Tour de France Femmes 2025: stage four from Saumur to Poitiers – live | Tour de France Femmes
Published: 2025-07-29 13:15:21 | Views: 14
Key events
“It’s unfortunate,” the UAE Team ADQ director, Cherie Pridham, tells the reporter Matt Stephens of Elisa Longo Borghini’s withdrawal. “She battled through, of course. But riders’ health is more important than the competition … At the end of the day we’ve had a really good season. We came in very bold, hopeful for stages here, and that doesn’t stop.
“We have aspirations to continue to fight, and we will do that. Elisa will be back, we all know what she’s like, and we wish her well in her recovery. We start today with ambitions.”
Elisa Longo Borghini. Photograph: Szymon Gruchalski/Getty Images
“Elisa Longo Borghini has stomach issues,” says TNT Sports pundit Dani Rowe of the UAE Team ADQ rider who has abandoned this morning. “Also, a few other teammates have been struggling with sickness overnight.
“The worry is if it’s going to spread to the rest of the team … they’ll do all they can to isolate the riders if they’re not feeling great.”

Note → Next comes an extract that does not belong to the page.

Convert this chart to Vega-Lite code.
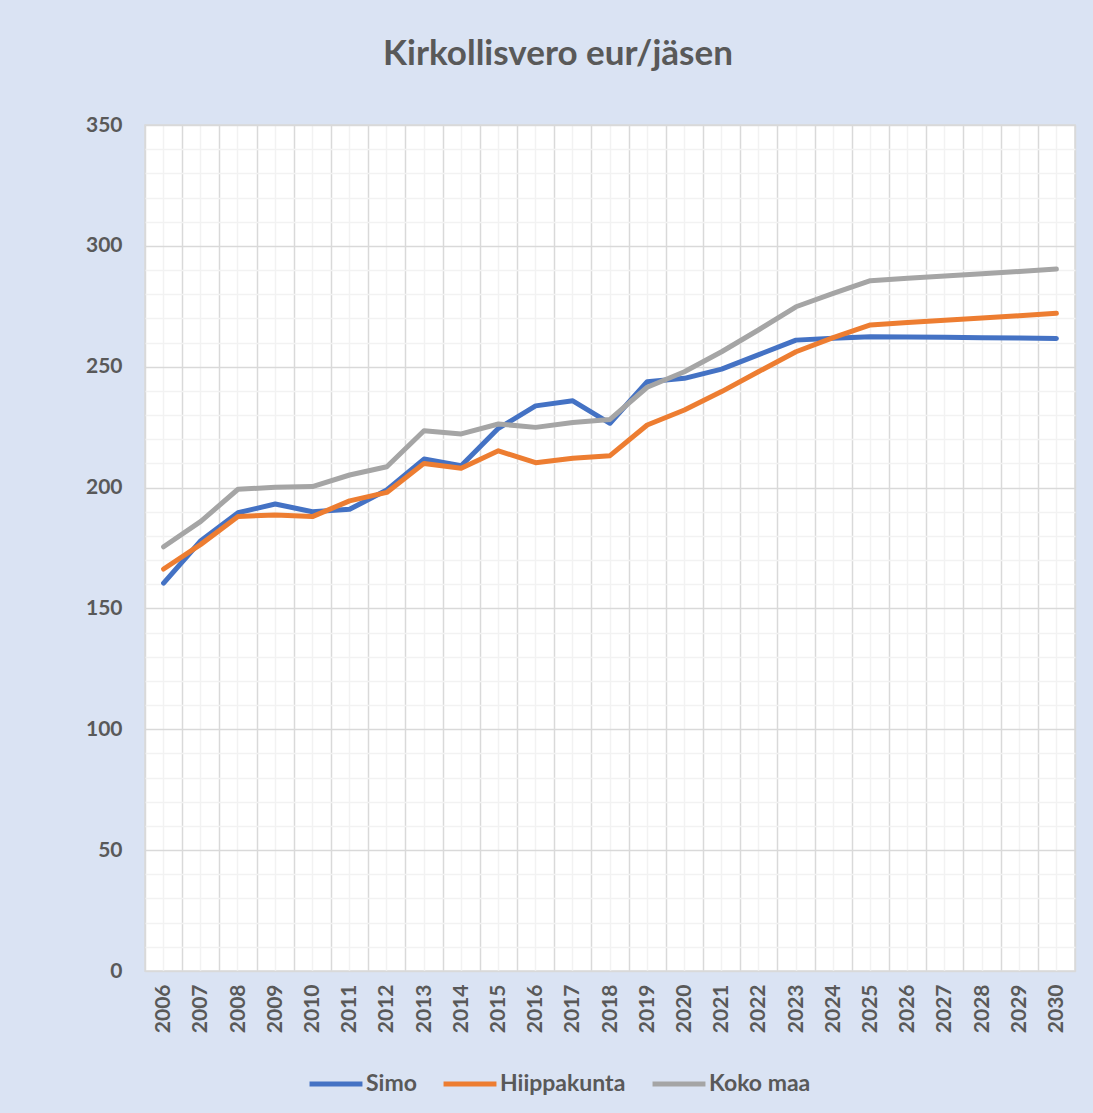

Jeremy Whittle’s stage three report is here:
Preamble
Demi Vollering of FDJ-Suez will start today’s stage 4 despite a heavy crash on the approach to Angers yesterday. The 2023 Tour de France Femmes champion thus avoids the fate of several other high-profile riders in the first three stages: Marlen Reusser (Movistar), Charlotte Kool (Picnic PostNL) and Elisa Longo Borghini (UAE Team ADQ) are among eight riders in the peloton who have abandoned already.
“It’s not normal, the attitude of many teams and many riders. They’re disrespectful. We lose the respect in the last years in men’s and women’s cycling,” said Vollering’s team manager, Stephen Delcourt, after yesterday’s accident. The highly decorated Dutch rider will doubtless be riding through a lot of pain after a heavy impact on her back, knee and glutes yesterday.
The irrepressible Marianne Vos (Visma-Lease A Bike), meanwhile, retook the GC lead after yesterday’s stage, won by Lorena Wiebes (SD Worx-ProTime). Vos is a mere 6sec ahead second-placed of Kim Le Court Pienaar (AG Insurance-Soudal) and 12 sec in front of her own Visma teammate, Pauline Ferrand-Prévot, in third place overall. Those narrow gaps will mean plenty of nervousness among the GC teams with the potential for surprise attacks, especially if the wind blows.
Stage four, a 131km trip from Saumur to Poitiers, should be one for the sprinters but the presence of the category-four climb of Cote de Marigny might tempt a few potential escape artists to give it a go. That summit of that solitary categorised climb comes after 101.6km of racing – but the chances are we see a race well controlled by sprinters’ and GC teams alike.